California online poker has been in development for more than a year, and all the effort is paying off for Assemblyman Adam Gray (D-District 21). His bill numbered AB 2863 passed the Assembly Appropriations Committee 14-1 last week and now moves to chamber’s floor for consideration.

Through his most recent legislation introduced in February this year, Gray has been looking to legalize the card game online since early 2015.

AB 2863 would charge qualified Internet poker companies $12.5 million per operating license in order to be a qualified companies. The entity would need to have operated a land-based gaming facility for at least three years before applying for online privileges.

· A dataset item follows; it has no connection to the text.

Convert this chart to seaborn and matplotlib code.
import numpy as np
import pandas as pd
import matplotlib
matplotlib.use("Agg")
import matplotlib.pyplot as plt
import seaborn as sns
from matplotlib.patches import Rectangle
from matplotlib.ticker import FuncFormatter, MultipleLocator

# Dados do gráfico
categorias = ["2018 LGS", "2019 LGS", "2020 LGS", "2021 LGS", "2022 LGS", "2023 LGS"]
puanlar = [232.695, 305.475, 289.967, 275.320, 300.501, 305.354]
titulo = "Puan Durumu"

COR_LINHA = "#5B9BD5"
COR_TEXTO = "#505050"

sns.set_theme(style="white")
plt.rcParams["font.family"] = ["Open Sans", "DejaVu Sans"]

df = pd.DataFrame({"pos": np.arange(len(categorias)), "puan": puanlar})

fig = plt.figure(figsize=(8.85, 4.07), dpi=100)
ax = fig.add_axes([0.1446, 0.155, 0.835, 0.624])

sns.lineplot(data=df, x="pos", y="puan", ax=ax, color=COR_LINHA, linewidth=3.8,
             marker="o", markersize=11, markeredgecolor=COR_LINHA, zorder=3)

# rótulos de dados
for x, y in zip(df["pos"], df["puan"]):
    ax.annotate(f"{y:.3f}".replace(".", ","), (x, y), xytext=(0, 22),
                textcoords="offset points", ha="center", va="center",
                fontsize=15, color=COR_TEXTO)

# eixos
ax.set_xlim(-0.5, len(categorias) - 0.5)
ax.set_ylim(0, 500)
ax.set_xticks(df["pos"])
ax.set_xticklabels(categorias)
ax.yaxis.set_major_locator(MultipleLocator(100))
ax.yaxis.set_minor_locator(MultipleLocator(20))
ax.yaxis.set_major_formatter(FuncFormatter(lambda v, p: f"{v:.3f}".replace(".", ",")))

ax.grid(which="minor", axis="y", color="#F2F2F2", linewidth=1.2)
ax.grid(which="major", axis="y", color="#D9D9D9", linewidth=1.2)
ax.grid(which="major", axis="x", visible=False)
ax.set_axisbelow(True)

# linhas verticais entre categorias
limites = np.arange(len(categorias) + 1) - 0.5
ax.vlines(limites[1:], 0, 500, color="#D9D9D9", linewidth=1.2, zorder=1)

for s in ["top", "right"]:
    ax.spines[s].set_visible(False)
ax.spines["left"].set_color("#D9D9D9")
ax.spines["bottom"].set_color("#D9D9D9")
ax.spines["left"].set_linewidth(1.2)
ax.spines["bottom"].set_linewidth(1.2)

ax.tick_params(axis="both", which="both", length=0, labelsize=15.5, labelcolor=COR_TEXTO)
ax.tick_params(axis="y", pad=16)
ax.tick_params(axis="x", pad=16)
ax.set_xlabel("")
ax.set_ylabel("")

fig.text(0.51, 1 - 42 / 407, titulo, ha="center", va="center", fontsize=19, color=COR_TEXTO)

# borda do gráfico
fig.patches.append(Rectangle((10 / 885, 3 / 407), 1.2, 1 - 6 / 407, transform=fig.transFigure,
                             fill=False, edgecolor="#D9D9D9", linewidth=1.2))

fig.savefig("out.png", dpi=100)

The first $60 million collected in licenses and taxes would be directed to the California Horse Racing Internet Poker Account. In exchange, racetracks would be prohibited from entering the online poker market.

“The various attempts to regulate iPoker over the past few years have mainly focused on two key issues: the horse racing industry as a licensee and the suitability of potential licensee applicants,” Gray said in a statement.

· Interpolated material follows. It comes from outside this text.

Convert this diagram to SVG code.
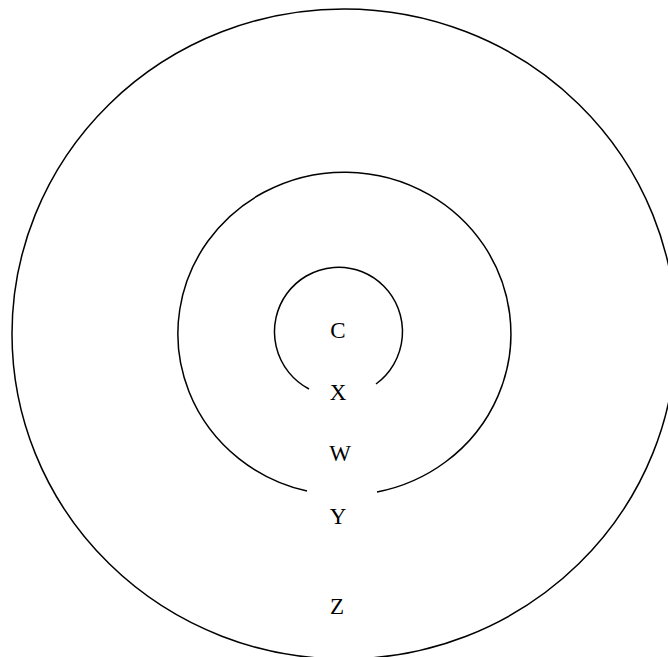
<svg xmlns="http://www.w3.org/2000/svg" width="668" height="657" viewBox="0 0 668 657">
<style>
.ring{fill:none;stroke:#000;stroke-width:1.5}
.lbl{font-family:"Liberation Serif","Times New Roman",serif;font-size:23px;fill:#000;text-anchor:middle}
</style>
<rect width="668" height="657" fill="#fff"/>
<g id="connectors"></g>
<g id="Z">
<ellipse class="ring" cx="344" cy="334" rx="332" ry="325"/>
<text class="lbl" x="337" y="614">Z</text>
</g>
<g id="Y">
<path class="ring" d="M307,491 A166.5,161.5 0 1 1 377,492"/>
<text class="lbl" x="338" y="524">Y</text>
</g>
<g id="W">
<text class="lbl" x="340" y="461">W</text>
</g>
<g id="X">
<path class="ring" d="M309,389 A64,64.5 0 1 1 376,384"/>
<text class="lbl" x="338" y="400">X</text>
</g>
<g id="C">
<text class="lbl" x="338" y="338">C</text>
</g>
</svg>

“I look forward to continuing to work with all parties in our efforts to finally provide a safe online gaming option for the upwards of one million Californians who currently have no choice but to utilize off-shore sites,” Gray explained.

What’s next?

The news out of Sacramento seems promising to Internet poker advocated in the country’s most populated state, but alas, it’s nothing new.

Indeed, this isn’t the first time Gray’s managed to receive the blessing of the Assembly Appropriations Committee. During the previous legislative calendar, his shell bill AB 431 passed the same committee only to stall in the Assembly.

This time around, Gray has more optimism. AB 2863 finally seems to appease all parties involved and satisfy the horseracing industry, commercial card clubs, and a substantial chunk of the Native American tribes.

However, the road ahead remains difficult. The legislation requires two-thirds support in the Assembly should the bill come up for a vote.

Pennsylvania Considers Branching Out

Pennsylvania isn’t only looking at online poker but a host of Internet gambling sites.

The state is facing a deficit of more then $1 million and needs to pass a budget by June 30. State lawmakers worked over the weekend on an expected $31-32 billion budget, and to overcome the gate, they are considering online gambling.

In addition to contemplating daily fantasy sports and expanding slot machines to airports and off-track wagering facilities, State Rep. George Dunbar (R-District 56) wants to legalize online casinos. In Dunbar’s House Bill 2150, operators would pay $8 million for the right to offer online casino games and direct 16 percent of their gross revenues to the state.

The legislation passed the State House last week and is now with the State Senate.

As 2016 is a critical election year, the Republican-controlled legislature is expected to look to so-called “sin markets” as a way to raise revenue. The last thing lawmakers want to do is approve a broad tax increase on their constituents.

Gambling, smoking, and drinking are once again the likely targets. However, that could be a good thing for Pennsylvanians who want to play poker online.